[Entries with chart source code]
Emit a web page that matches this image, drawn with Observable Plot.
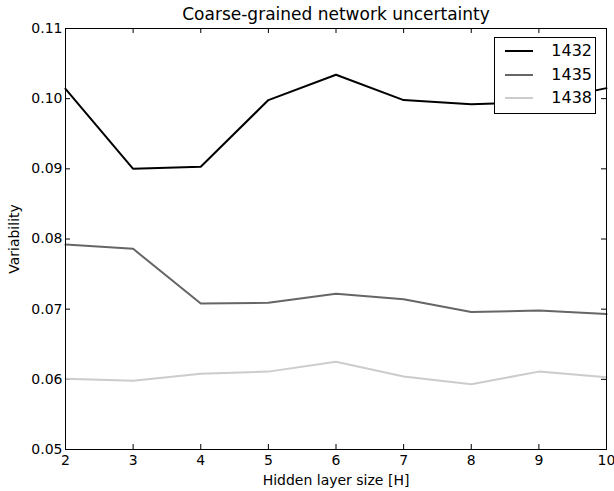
<!DOCTYPE html>
<html>
<head>
<meta charset="utf-8">
<script src="https://cdn.jsdelivr.net/npm/d3@7"></script>
<script src="https://cdn.jsdelivr.net/npm/@observablehq/plot@0.6"></script>
<style>
  html, body { margin: 0; padding: 0; background: #fff; }
  #wrap { position: relative; width: 614px; height: 491px; font-family: "DejaVu Sans", sans-serif; }
  #legend { position: absolute; left: 494px; top: 37px; width: 102px; height: 77px; box-sizing: border-box;
            border: 1px solid #000; background: #fff; font-size: 16px; }
  .row { position: absolute; left: 0; width: 100%; height: 20px; }
  .row svg { position: absolute; left: 10px; top: 4px; }
  .row span { position: absolute; right: 3px; top: 0; line-height: 20px; }
</style>
</head>
<body>
<div id="wrap"></div>
<script>
const hidden = [2, 3, 4, 5, 6, 7, 8, 9, 10];
const seriesNames = ["1432", "1435", "1438"];
const seriesColors = ["#000000", "#666666", "#cccccc"];
const v1432 = [0.1014, 0.0900, 0.0903, 0.0998, 0.1034, 0.0998, 0.0992, 0.0995, 0.1015];
const v1435 = [0.0792, 0.0786, 0.0708, 0.0709, 0.0722, 0.0714, 0.0696, 0.0698, 0.0693];
const v1438 = [0.0601, 0.0598, 0.0608, 0.0611, 0.0625, 0.0604, 0.0593, 0.0611, 0.0603];
const yTicks = [0.05, 0.06, 0.07, 0.08, 0.09, 0.10, 0.11];
const title = "Coarse-grained network uncertainty";
const xLabel = "Hidden layer size [H]";
const yLabel = "Variability";

const allValues = [v1432, v1435, v1438];
const data = [];
allValues.forEach((vals, i) => vals.forEach((v, j) => data.push({h: hidden[j], v, s: seriesNames[i]})));

const W = 614, H = 491, mt = 28, mb = 42, ml = 65, mr = 8;
const ph = H - mt - mb, pw = W - ml - mr, tl = 5;

const chart = Plot.plot({
  width: W, height: H,
  marginTop: mt, marginBottom: mb, marginLeft: ml, marginRight: mr,
  style: {fontFamily: "DejaVu Sans, sans-serif", fontSize: "14px", background: "#fff", overflow: "visible"},
  x: {domain: [2, 10], ticks: hidden},
  y: {domain: [0.05, 0.11], ticks: yTicks},
  color: {domain: seriesNames, range: seriesColors},
  marks: [
    Plot.axisX(hidden, {tickSize: 0, tickPadding: 6, fontSize: 14, label: xLabel, labelAnchor: "center", labelOffset: 35, labelArrow: "none"}),
    Plot.axisY(yTicks, {tickSize: 0, tickPadding: 3, fontSize: 14, tickFormat: d3.format(".2f"), label: yLabel, labelAnchor: "center", labelOffset: 56, labelArrow: "none"}),
    Plot.tickX(hidden, {x: d => d, insetTop: ph - tl, stroke: "#000"}),
    Plot.tickX(hidden, {x: d => d, insetBottom: ph - tl, stroke: "#000"}),
    Plot.tickY(yTicks, {y: d => d, insetLeft: pw - tl, stroke: "#000"}),
    Plot.tickY(yTicks, {y: d => d, insetRight: pw - tl, stroke: "#000"}),
    Plot.line(data, {x: "h", y: "v", z: "s", stroke: "s", strokeWidth: 2, strokeLinejoin: "miter"}),
    Plot.frame({stroke: "#000", strokeWidth: 1}),
    Plot.text([title], {frameAnchor: "top", lineAnchor: "middle", dy: -14, fontSize: 17, fill: "#000"})
  ]
});
const wrap = document.getElementById("wrap");
wrap.appendChild(chart);

const legend = document.createElement("div");
legend.id = "legend";
seriesNames.forEach((name, i) => {
  const row = document.createElement("div");
  row.className = "row";
  row.style.top = (3 + i * 23.5) + "px";
  row.innerHTML = `<svg width="28" height="12"><line x1="0" x2="28" y1="6" y2="6" stroke="${seriesColors[i]}" stroke-width="2"/></svg><span>${name}</span>`;
  legend.appendChild(row);
});
wrap.appendChild(legend);
</script>
</body>
</html>
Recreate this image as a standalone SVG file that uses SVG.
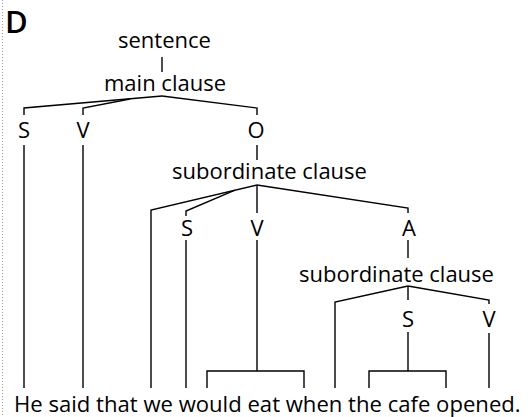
<svg xmlns="http://www.w3.org/2000/svg" width="528" height="417" viewBox="0 0 528 417">
<style>
.t{font-family:"Open Sans","Noto Sans","Liberation Sans",sans-serif;font-size:22px;fill:#000}
.c{text-anchor:middle}
.ln{fill:none;stroke:#000;stroke-width:1.4;stroke-linejoin:miter}
</style>
<rect width="528" height="417" fill="#fff"/>
<line x1="2.5" y1="0" x2="2.5" y2="417" stroke="#999" stroke-width="1" stroke-dasharray="1 2"/>
<text x="5" y="33" style="font-family:'Open Sans','Liberation Sans',sans-serif;font-size:31px;font-weight:600">D</text>
<g id="connectors" class="ln">
<path d="M162,57V72"/>
<path d="M24,115V108L162,96"/>
<path d="M83,115V108L130,99"/>
<path d="M162,96L257,108V115"/>
<path d="M24,145V388"/>
<path d="M83,145V388"/>
<path d="M257,145V160"/>
<path d="M151,388V210L257,185"/>
<path d="M186,216V211L235,190.2"/>
<path d="M257,185V213"/>
<path d="M257,185L408,208V213"/>
<path d="M186,240V388"/>
<path d="M257,240V371"/>
<path d="M207,388V371H304V388"/>
<path d="M408,240V258"/>
<path d="M335,388V302L408,286"/>
<path d="M408,286V300"/>
<path d="M408,286L489,300V304"/>
<path d="M408,332V371"/>
<path d="M369,388V371H446V388"/>
<path d="M489,333V388"/>
</g>
<g id="sentence"><text class="t" x="118" y="48">sentence</text></g>
<g id="main-clause"><text class="t" x="104" y="91">main clause</text></g>
<g id="S1"><text class="t c" x="24" y="138">S</text></g>
<g id="V1"><text class="t c" x="83" y="138">V</text></g>
<g id="O1"><text class="t c" x="256" y="138">O</text></g>
<g id="sub-clause-1"><text class="t" x="172" y="179">subordinate clause</text></g>
<g id="S2"><text class="t c" x="187" y="236">S</text></g>
<g id="V2"><text class="t c" x="257" y="236">V</text></g>
<g id="A2"><text class="t c" x="409" y="236">A</text></g>
<g id="sub-clause-2"><text class="t" x="299" y="282">subordinate clause</text></g>
<g id="S3"><text class="t c" x="408" y="327">S</text></g>
<g id="V3"><text class="t c" x="489" y="327">V</text></g>
<g id="sentence-text"><text class="t" x="14" y="412" style="font-size:22.1px">He said that we would eat when the cafe opened.</text></g>
</svg>
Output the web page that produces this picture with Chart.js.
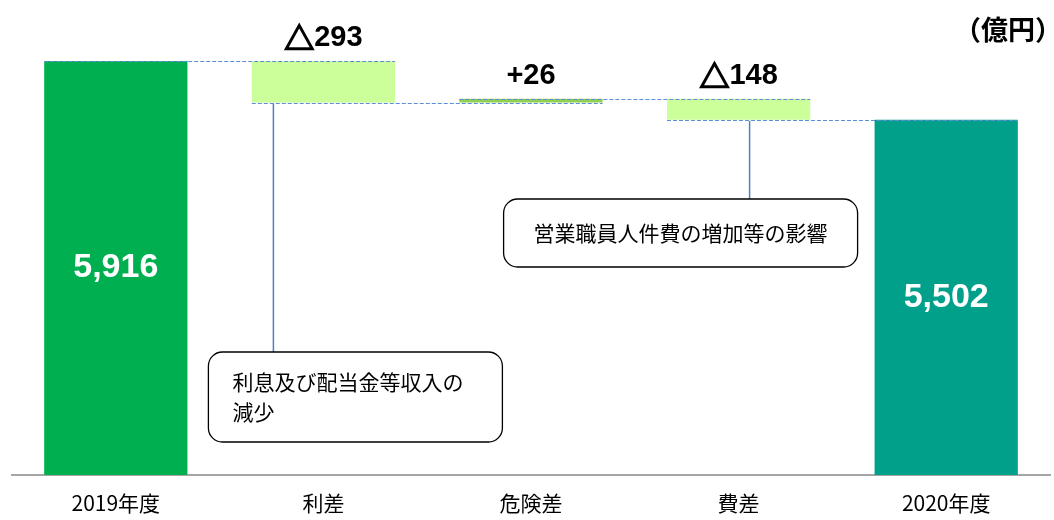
<!DOCTYPE html>
<html>
<head>
<meta charset="utf-8">
<script src="https://cdn.jsdelivr.net/npm/chart.js@4/dist/chart.umd.min.js"></script>
<style>
  html, body { margin: 0; padding: 0; background: #fff; }
  #wrap { width: 1054px; height: 520px; }
</style>
</head>
<body>
<div id="wrap"><canvas id="waterfall"></canvas></div>
<script>
// data (億円)
const categories = ['2019年度', '利差', '危険差', '費差', '2020年度'];
const values = [5916, -293, 26, -148, 5502];
const kinds = ['total', 'delta', 'delta', 'delta', 'total'];
const valueLabels = ['5,916', '△293', '+26', '△148', '5,502'];
const barColors = ['#00B050', '#CCFF99', '#92D050', '#CCFF99', '#00A08A'];
const axisMin = 3000;
const axisMax = 6000;

const notes = [
  { bar: 1, lines: ['利息及び配当金等収入の', '減少'], lead: -50, dx: 32, top: 352, w: 294, h: 90, align: 'left' },
  { bar: 3, lines: ['営業職員人件費の増加等の影響'], lead: 11, dx: -58, top: 199, w: 354, h: 68, align: 'center' }
];

// build floating bars
let running = 0;
const ranges = [];
const levels = [];
for (let i = 0; i < values.length; i++) {
  if (kinds[i] == 'total') {
    ranges.push([axisMin, values[i]]);
    running = values[i];
  } else {
    ranges.push([running, running + values[i]]);
    running = running + values[i];
  }
  levels.push(running);
}

const cjk = '"Noto Sans CJK JP", "Noto Sans", sans-serif';

function roundRect(ctx, x, y, w, h, r) {
  ctx.beginPath();
  ctx.moveTo(x + r, y);
  ctx.lineTo(x + w - r, y);
  ctx.arcTo(x + w, y, x + w, y + r, r);
  ctx.lineTo(x + w, y + h - r);
  ctx.arcTo(x + w, y + h, x + w - r, y + h, r);
  ctx.lineTo(x + r, y + h);
  ctx.arcTo(x, y + h, x, y + h - r, r);
  ctx.lineTo(x, y + r);
  ctx.arcTo(x, y, x + r, y, r);
  ctx.closePath();
}

// label with a heavier △ drawn in the CJK font
function deltaLabel(ctx, text, cx, cy) {
  const numFont = 'bold 29px "Liberation Sans", sans-serif';
  const triFont = 'bold 30px ' + cjk;
  let head = '', rest = text;
  if (text.charAt(0) == '△') { head = '△'; rest = text.slice(1); }
  ctx.font = triFont;
  const wHead = head ? ctx.measureText(head).width : 0;
  ctx.font = numFont;
  const wRest = ctx.measureText(rest).width;
  let x = cx - (wHead + wRest) / 2;
  ctx.textAlign = 'left';
  ctx.textBaseline = 'middle';
  if (head) {
    ctx.font = triFont;
    ctx.lineWidth = 1.6;
    ctx.strokeStyle = '#000000';
    ctx.fillText(head, x, cy);
    ctx.strokeText(head, x, cy);
    x += wHead;
  }
  ctx.font = numFont;
  ctx.fillText(rest, x, cy);
}

const extras = {
  id: 'extras',
  afterDatasetsDraw(chart) {
    const ctx = chart.ctx;
    const yS = chart.scales.y;
    const bars = chart.getDatasetMeta(0).data;
    ctx.save();

    // dashed connectors
    ctx.strokeStyle = '#5B8FD6';
    ctx.lineWidth = 1;
    ctx.setLineDash([4, 2]);
    for (let i = 0; i < bars.length - 1; i++) {
      const y = Math.round(yS.getPixelForValue(levels[i])) + 0.5;
      const a = bars[i], b = bars[i + 1];
      ctx.beginPath();
      ctx.moveTo(a.x - a.width / 2, y);
      ctx.lineTo(b.x + b.width / 2, y);
      ctx.stroke();
    }
    ctx.setLineDash([]);

    // value labels
    for (let i = 0; i < bars.length; i++) {
      const b = bars[i];
      if (kinds[i] == 'total') {
        ctx.fillStyle = '#ffffff';
        ctx.font = 'bold 34px "Liberation Sans", Arial, sans-serif';
        ctx.textAlign = 'center';
        ctx.textBaseline = 'middle';
        const mid = (yS.getPixelForValue(ranges[i][0]) + yS.getPixelForValue(ranges[i][1])) / 2;
        ctx.fillText(valueLabels[i], b.x, mid);
      } else {
        ctx.fillStyle = '#000000';
        const top = yS.getPixelForValue(Math.max(ranges[i][0], ranges[i][1]));
        deltaLabel(ctx, valueLabels[i], b.x, top - 23);
      }
    }

    // callouts
    notes.forEach(n => {
      const b = bars[n.bar];
      const low = yS.getPixelForValue(Math.min(ranges[n.bar][0], ranges[n.bar][1]));
      const lx = b.x + n.lead;
      ctx.strokeStyle = '#4F81BD';
      ctx.lineWidth = 1.5;
      ctx.beginPath();
      ctx.moveTo(lx, low + 1);
      ctx.lineTo(lx, n.top);
      ctx.stroke();

      const bx = b.x + n.dx - n.w / 2;
      roundRect(ctx, bx, n.top, n.w, n.h, 14);
      ctx.fillStyle = '#ffffff';
      ctx.fill();
      ctx.strokeStyle = '#000000';
      ctx.lineWidth = 1.3;
      ctx.stroke();

      ctx.fillStyle = '#000000';
      ctx.font = '21px ' + cjk;
      ctx.textBaseline = 'middle';
      if (n.align == 'left') {
        ctx.textAlign = 'left';
        n.lines.forEach((t, k) => ctx.fillText(t, bx + 24, n.top + 30 + k * 30));
      } else {
        ctx.textAlign = 'center';
        n.lines.forEach((t, k) => ctx.fillText(t, bx + n.w / 2, n.top + n.h / 2));
      }
    });

    // unit
    ctx.fillStyle = '#000000';
    ctx.font = 'bold 27px ' + cjk;
    ctx.textAlign = 'right';
    ctx.textBaseline = 'middle';
    ctx.fillText('（億円）', 1062, 30);

    ctx.restore();
  }
};

new Chart(document.getElementById('waterfall'), {
  type: 'bar',
  data: {
    labels: categories,
    datasets: [{
      data: ranges,
      backgroundColor: barColors,
      borderWidth: 0,
      barPercentage: 0.69,
      categoryPercentage: 1.0
    }]
  },
  options: {
    responsive: true,
    maintainAspectRatio: false,
    animation: false,
    layout: { padding: { top: 49, left: 12, right: 4, bottom: 0 } },
    plugins: {
      legend: { display: false },
      tooltip: { enabled: false }
    },
    scales: {
      x: {
        grid: { display: false, drawTicks: false },
        border: { color: '#A6A6A6', width: 2 },
        ticks: {
          color: '#000000',
          padding: 15,
          font: { family: cjk, size: 21 }
        },
        afterFit: (scale) => { scale.height = 45; }
      },
      y: {
        display: false,
        min: axisMin,
        max: axisMax
      }
    }
  },
  plugins: [extras]
});
</script>
</body>
</html>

- **Aim of the exercise**: Filter the records for lines holding the string "that". Copy each one.

- **Answer to the exercise**:
Emit a web page that matches this image, drawn with Observable Plot.
Recreate this image as a standalone SVG file that uses SVG.
<g id="sentence-text"><text class="t" x="14" y="412" style="font-size:22.1px">He said that we would eat when the cafe opened.</text></g>
Output the web page that produces this picture with Chart.js.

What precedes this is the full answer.